Laval (dpa) - Es ist gerade einmal acht Monate her, da brach Mark Cavendish nach dem Klassiker Gent-Wevelgem während eines Interviews im belgischen Fernsehen in Tränen aus. Es könnte sein letztes Rennen gewesen sein, sagte der hochsensible Radstar damals.
Abgehängt, demoralisiert und desillusioniert hatte er zuvor das Ziel erreicht. Sein Team Bahrain-McLaren hatte ihm zuvor schon mitgeteilt, dass sein Vertrag nicht verlängert wird. Wer will sich schon in Corona-Zeiten einen kostspieligen Mann für die Siege leisten, dessen letzter Sieg gut zweieinhalb Jahre zurücklag?
Als Cavendish bei der Tour de France in Fougères wieder hemmungslos weinte, waren es Tränen des Glücks. Der Mann von der Isle of Man hatte es tatsächlich noch einmal geschafft - sein Comeback auf großer Bühne war vollendet. Cavendish war zu seinem 31. Etappensieg gerast, fünf Jahre nach seinem letzten Erfolg bei der Frankreich-Rundfahrt. «Ich hatte eine schwierige Zeit. Viele Leute haben mir den Rücken zugewendet. Ich war ein bisschen in einem Loch», berichtete der 36-Jährige. «Ich hoffe, dass meine Geschichte den Menschen Hoffnung gibt, die sich in einer ähnlichen Situation befinden.» Für ihn sei es eigentlich nur darum gegangen, wieder bei der Tour zu sein. Er müsse niemandem mehr etwas beweisen.
Sein 152. Karriere-Sieg war wohl sein süßester nach all diesen Rückschlägen. Am Pfeifferschen Drüsenfieber war er erkrankt, mentale Probleme seien dazugekommen neben all den sportlichen Rückschlägen wie den schlimmen Stürzen bei der Tour 2014 und 2017. Die letzten beiden Jahre war er für das wichtigste Radrennen gar nicht mehr berücksichtigt worden. Was für eine Demütigung für den Mann mit dem großen Ego, den Weltmeister von 2011.
Nur Teamchef Patrick Lefevere erinnerte sich daran, dass er mit Cavendish mal zwei richtig erfolgreiche Jahre erlebt hat. Der Belgier holte den Sprinter zurück ins Deceuninck-Quick Step-Team und baute ihn auf, wie er es einst mit Marcel Kittel gemacht hat. «Als ich ihn am Abend von Gent-Wevelgem weinen sah, habe ich mir gesagt: Ich habe nicht das Recht, ihn auf der Straße zurückzulassen. Nicht ihn, nicht Mark Cavendish», sagte Lefevere der Sportzeitung «L'Equipe».

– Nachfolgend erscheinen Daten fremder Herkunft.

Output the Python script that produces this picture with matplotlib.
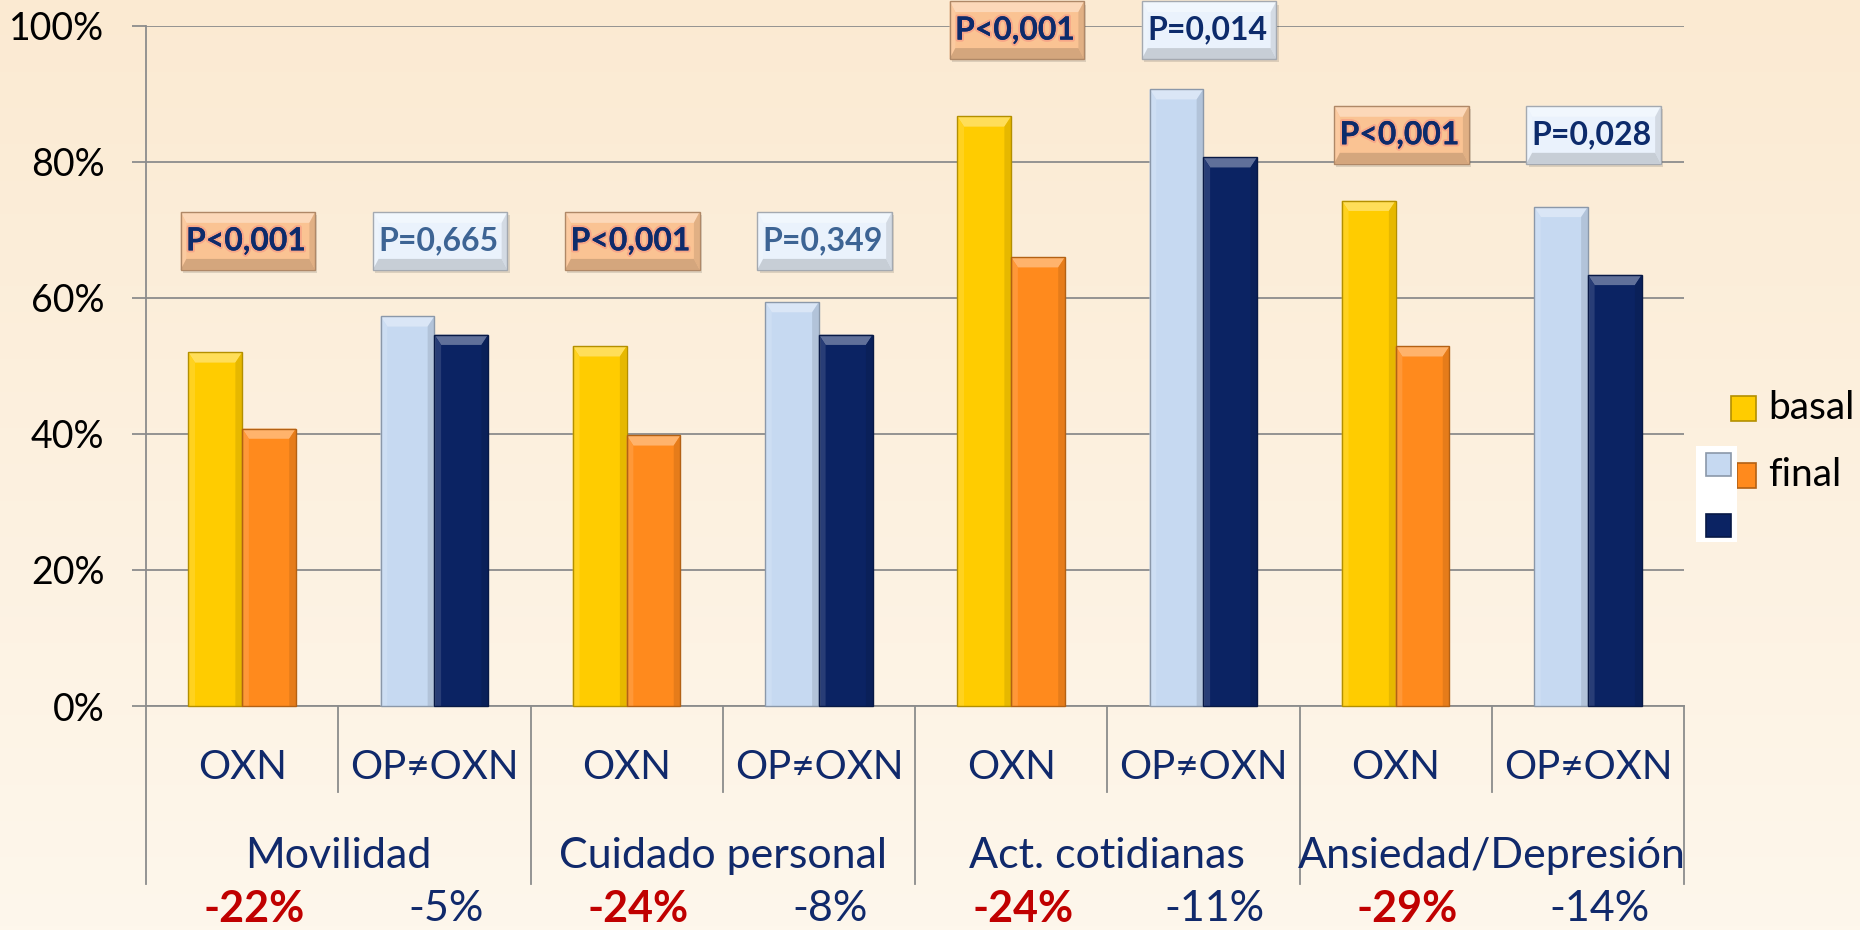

Ähnliches habe er schon bei Philippe Gilbert, dem Weltmeister von 2012, erlebt. «Champions, die am Ende ihres Weges sind, haben diese emotionale Stärke, um sich davon zu überzeugen, dass es noch nicht vorbei ist», sagte Lefevere.
So ging es für Cavendish Schritt für Schritt zurück nach oben. Vier Siege bei der Türkei-Rundfahrt brachten Selbstvertrauen, weitere ordentliche Resultate kamen dazu, auch ein Etappensieg bei der Belgien-Rundfahrt. Und als dann Sam Bennett, der Sprinter Nummer eins im Team, wegen einer Knieverletzung für die Tour absagte, war die Zeit von Cavendish gekommen. Er sei nervös wie ein Junior gewesen.
Und nun? Drei Tour-Etappensiege fehlen Cavendish noch zum Uralt-Rekord von Legende Eddy Merckx. «Ich habe gerade erst gewonnen und erklärt, wie schwer es ist, eine Tour-Etappe zu gewinnen. Und ihr stellt mir solche Fragen», sagte Cavendish den Journalisten und verschwand.